Why did the author use EntityUtils.consume(httpEntity);?

I've come across EntityUtils.consume(httpEntity); and I'm not sure what it really does.

For example:

try {

    //... some code

    HttpEntity httpEntity = httpResponse.getEntity();
    BufferedReader br = new BufferedReader(new InputStreamReader(http.Entity.getContent()));
    String line;
    while ((line = br.readLine())!= null) {
        System.out.println(line);
    }
    EntityUtils.consume(httpEntity);
} catch (Exception e) {
    //code
} finally { 
    httpClient.getConnectionManager().shutdown();
}

Why did the author put in EntityUtils.consume(httpEntity); when the finally block will close the connection and garbage collector will take care of httpEntity?


Solution 1:

It really boils down to being a "good citizen" (and really knowing the contracts of HTTPClient interfaces). What EntityUtils.consume will do is release all resources held by the httpEntity, which essentially implies releasing any underlying Stream and giving the Connection object back to its pool (in the case your connection manager is a multithreaded one) or freeing the connection manager so that it can process the next request.

If you do not consume the entity, what happens really depends on what "shutting down the connection manager" means in the finally clause. Will it close pending streams / connections that have not been sent back to the pool? I'm not sure it will contractually do that (although implementation-wise I think it does). If it does not, then you may be leaking system resources (sockets etc.). What happens can also depend on a possible finalization method of the Entity object that may (if it gets executed at all) release its resources, again, not sure it is in the entity's contract to do that.

Let's suppose for a minute that the ConnectionManager actually closes all pending resources gracefully when it shuts down. Would you still need to consume the Entity? I say yes, because one month from now, someone will modify your code and make a second HTTP call in the same try/finally block, and may be unable to do so because you have not freed resources the way you should have (e.g. if you client is on a single connection pool, not freeing the first connection will make a second call fail).

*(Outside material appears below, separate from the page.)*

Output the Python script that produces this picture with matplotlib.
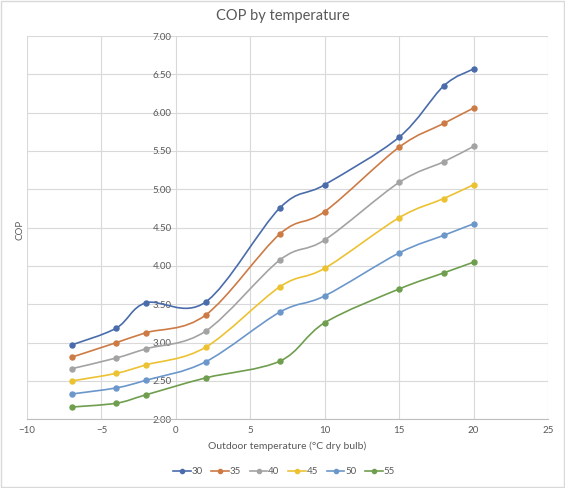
import numpy as np
import matplotlib
matplotlib.use('Agg')
import matplotlib.pyplot as plt
from matplotlib.path import Path
from matplotlib.patches import PathPatch, Rectangle
from matplotlib.lines import Line2D

plt.rcParams['font.family'] = ['Lato', 'DejaVu Sans']

# data
temps = [-7, -4, -2, 2, 7, 10, 15, 18, 20]
series_names = ['30', '35', '40', '45', '50', '55']
cop_30 = [2.97, 3.19, 3.52, 3.53, 4.76, 5.06, 5.68, 6.35, 6.57]
cop_35 = [2.81, 3.00, 3.13, 3.36, 4.42, 4.71, 5.55, 5.86, 6.06]
cop_40 = [2.66, 2.80, 2.92, 3.15, 4.08, 4.34, 5.09, 5.36, 5.56]
cop_45 = [2.50, 2.60, 2.71, 2.94, 3.73, 3.97, 4.63, 4.88, 5.06]
cop_50 = [2.33, 2.41, 2.51, 2.75, 3.40, 3.61, 4.17, 4.40, 4.55]
cop_55 = [2.16, 2.21, 2.32, 2.54, 2.76, 3.26, 3.70, 3.91, 4.05]
colors = ['#4a6cab', '#cd7b45', '#a3a3a3', '#ecc233', '#6b97cb', '#6f9e4e']


def smooth_path(x, y):
    # excel-like smoothed line: bezier segments through the points
    p = np.column_stack([x, y]).astype(float)
    n = len(p)
    verts = [p[0]]
    codes = [Path.MOVETO]
    for i in range(n - 1):
        p_prev = p[i - 1] if i > 0 else p[i]
        p_next2 = p[i + 2] if i + 2 < n else p[i + 1]
        c1 = p[i] + (p[i + 1] - p_prev) / 6
        c2 = p[i + 1] - (p_next2 - p[i]) / 6
        verts += [c1, c2, p[i + 1]]
        codes += [Path.CURVE4] * 3
    return Path(verts, codes)


fig = plt.figure(figsize=(5.65, 4.88), dpi=100)
ax = fig.add_axes([27 / 565, 1 - 419.3 / 488, 521 / 565, 383.3 / 488])

all_series = [cop_30, cop_35, cop_40, cop_45, cop_50, cop_55]
handles = []
for name, vals, c in zip(series_names, all_series, colors):
    ax.add_patch(PathPatch(smooth_path(temps, vals), fill=False, edgecolor=c, lw=1.2, zorder=3))
    ax.plot(temps, vals, 'o', color=c, ms=3.6, zorder=4)
    handles.append(Line2D([], [], color=c, lw=1.2, marker='o', ms=3, label=name))

ax.set_xlim(-10, 25)
ax.set_ylim(2, 7)
ax.set_xticks(np.arange(-10, 26, 5))
ax.set_yticks(np.arange(2, 7.01, 0.5))
ax.set_yticklabels(['%.2f' % v for v in np.arange(2, 7.01, 0.5)])
ax.grid(True, color='#d9d9d9', lw=0.8)
ax.set_axisbelow(True)

for s in ['top', 'right', 'left']:
    ax.spines[s].set_visible(False)
ax.spines['bottom'].set_color('#bfbfbf')
ax.spines['left'].set_position(('data', 0))
ax.tick_params(axis='both', length=0, labelsize=7, colors='#595959', pad=5)
ax.tick_params(axis='y', pad=3)

fig.text(283 / 565, 1 - 16 / 488, 'COP by temperature', ha='center', va='center',
         fontsize=10.5, color='#595959')
fig.text(20 / 565, 1 - 230 / 488, 'COP', ha='center', va='center', rotation=90,
         fontsize=7, color='#595959')
fig.text(287 / 565, 1 - 446 / 488, 'Outdoor temperature (°C dry bulb)', ha='center', va='center',
         fontsize=7.5, color='#595959')

leg = fig.legend(handles=handles, loc='center', bbox_to_anchor=(284 / 565, 1 - 472 / 488),
                 ncol=6, frameon=False, fontsize=7, handlelength=1.8, columnspacing=0.9,
                 handletextpad=0.1)
for t in leg.get_texts():
    t.set_color('#595959')

fig.patches.append(Rectangle((0.002, 0.002), 0.996, 0.996, transform=fig.transFigure,
                             fill=False, edgecolor='#d9d9d9', lw=1))

fig.savefig('out.png', dpi=100)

So my point is : Entities are resources, and resources should be freed when they are not needed. Counting on others to free them for you at a later point may hurt you in the future. The original author may have thought along those lines.

As a side note, notice that the implementation you wrote will actually consume the reader up to the end of the underlying stream, so the consume call will actually do nothing at all, but in my opinion, this is an implementation detail (out of the top of my head, once a response stream as been completely read, the connection object is automatically released / sent back to the pool in http client). Note also that all this Consume logic is also abstracted away from you if you use the ResponseHandler mecanism the API offers. Finally, the API does not guarantee that response.getEntity will never return null, so you should check that to avoid NullPointerException.